Weirdly when I stopped trying to change myself and started looking at what I do and wondering why, I started to find better ways to do things.
A really trite example: I used to get frustrated because I would try and fail to remember to hang up my keys. Once it dawned on me that I generally drop them on the hall table, I just put a pretty dish there and suddenly they were tidy.
I’ve done something similar with most aspects of my life.
I’ve tried and failed to improve myself, over the years. Self help books were huge in the 1990s. But once I started shifting away from self criticism to a sort of detached curiosity I became more aware of why these efforts fall apart.
Diets are another example. I’d start with great intentions and manage three weeks at most. I realised that there was a direct link between my hormonal cycle and the foods I desire. I thought about that and started paying attention to it and trusting that my body might be right. There are distinct times in my month when I want high fat, high carb foods. There’s a day when I lose my appetite altogether and there’s times I crave wholesome, nutritious, vitamin rich things. I wondered if highly processed convenience food, sugar and chocolate were messing with my body’s natural balancing and over a year and a half I’ve been gradually cutting those back and experimenting with healthier high fat (eg avocados) and high carb (jacket potatoes, rice, potatoes) and I feel that I’m achieving a healthy balanced diet now across a month, instead of at every individual meal.
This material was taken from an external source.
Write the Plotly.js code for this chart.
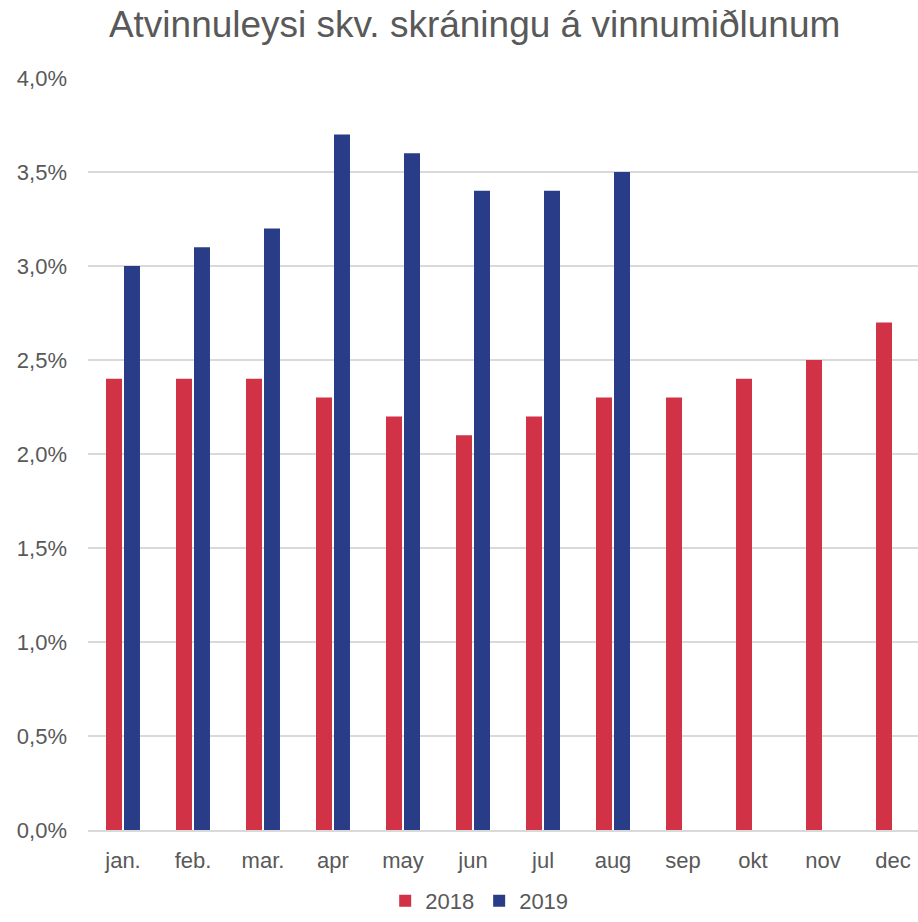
<!DOCTYPE html>
<html>
<head>
<meta charset="utf-8">
<script src="https://cdn.plot.ly/plotly-3.0.1.min.js"></script>
<style>html,body{margin:0;padding:0;background:#fff;}#chart{width:918px;height:922px;}</style>
</head>
<body>
<div id="chart"></div>
<script>
const months = ["jan.","feb.","mar.","apr","may","jun","jul","aug","sep","okt","nov","dec"];
const values2018 = [0.024,0.024,0.024,0.023,0.022,0.021,0.022,0.023,0.023,0.024,0.025,0.027];
const values2019 = [0.030,0.031,0.032,0.037,0.036,0.034,0.034,0.035,null,null,null,null];
const seriesNames = ["2018","2019"];
const titleText = "Atvinnuleysi skv. skráningu á vinnumiðlunum";

const font = "Liberation Sans, Arial, sans-serif";
const grey = "#595959";

const idx = months.map((m,i)=>i);
const traces = [
  {type:"bar", name:seriesNames[0], x:idx, y:values2018, marker:{color:"#D13245"}, hoverinfo:"y"},
  {type:"bar", name:seriesNames[1], x:idx, y:values2019, marker:{color:"#283C88"}, hoverinfo:"y"}
];

const layout = {
  width:918, height:922,
  paper_bgcolor:"#fff", plot_bgcolor:"#fff",
  separators:",.",
  font:{family:font, color:grey, size:22},
  margin:{l:88, r:0, t:78, b:92, pad:0},
  title:{text:titleText, font:{family:font, size:37, color:grey}, xref:"container", x:0.517, xanchor:"center", yref:"container", y:0.974, yanchor:"middle"},
  barmode:"group", bargap:0.486, bargroupgap:0.111,
  xaxis:{tickmode:"array", tickvals:idx, ticktext:months, range:[-0.5, 11.357], showgrid:false, zeroline:false,
         showline:true, linecolor:"#d9d9d9", linewidth:2, ticks:"", ticklabelstandoff:10, tickfont:{size:22, color:grey}, fixedrange:true},
  yaxis:{range:[0,0.04], dtick:0.005, tickformat:".1%", showgrid:true, gridcolor:"#d9d9d9", gridwidth:1.5, zeroline:false,
         showline:false, ticks:"", ticklabelstandoff:20, tickfont:{size:22, color:grey}, fixedrange:true},
  showlegend:true,
  legend:{orientation:"h", xref:"container", x:0.522, xanchor:"center", yref:"container", y:-0.007, yanchor:"bottom",
          font:{size:22, color:grey}, itemwidth:30, traceorder:"normal", tracegroupgap:0}
};
Plotly.newPlot("chart", traces, layout, {displayModeBar:false, staticPlot:true});
</script>
</body>
</html>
I’m not a fast paced, energetic person. And I’ve noticed that when I push myself too hard I seem to get ill for a while on a rebound. I just need to do less, and go a bit slower. And sleep a lot. When I stopped judging myself for it, and started going with my own flow I got a lot happier. And, of course, there’s a hormonal link again. I have about a week to ten days when I’m full of energy and drive and three of four days when I need to slow right down. I started scheduling to my own energy levels and get things done ahead of those slump days, and save slower jobs for slower times. Before I really paid attention, I thought I was lazy, disorganised etc. But by organising myself around me instead of by external systems and standards, I get things done.
A lot of this grew out of practising mindfulness for anxiety and just became more practical over time. Even in terms of anxiety, I had far more success when I accepted that I have anxiety than when I would approach it as something to get rid of. I see it as a signal now that I need to take time and rebalance, or that I need to pay attention. But not as another battle to fight.
It’s really hard to explain in a post. It’s just an attitude shift really but it’s in every part of my life and I think on the whole I’m enjoying life. Of course there are ups and downs and annoyances and major problems but I deal with them as best I can and cut myself a lot of slack.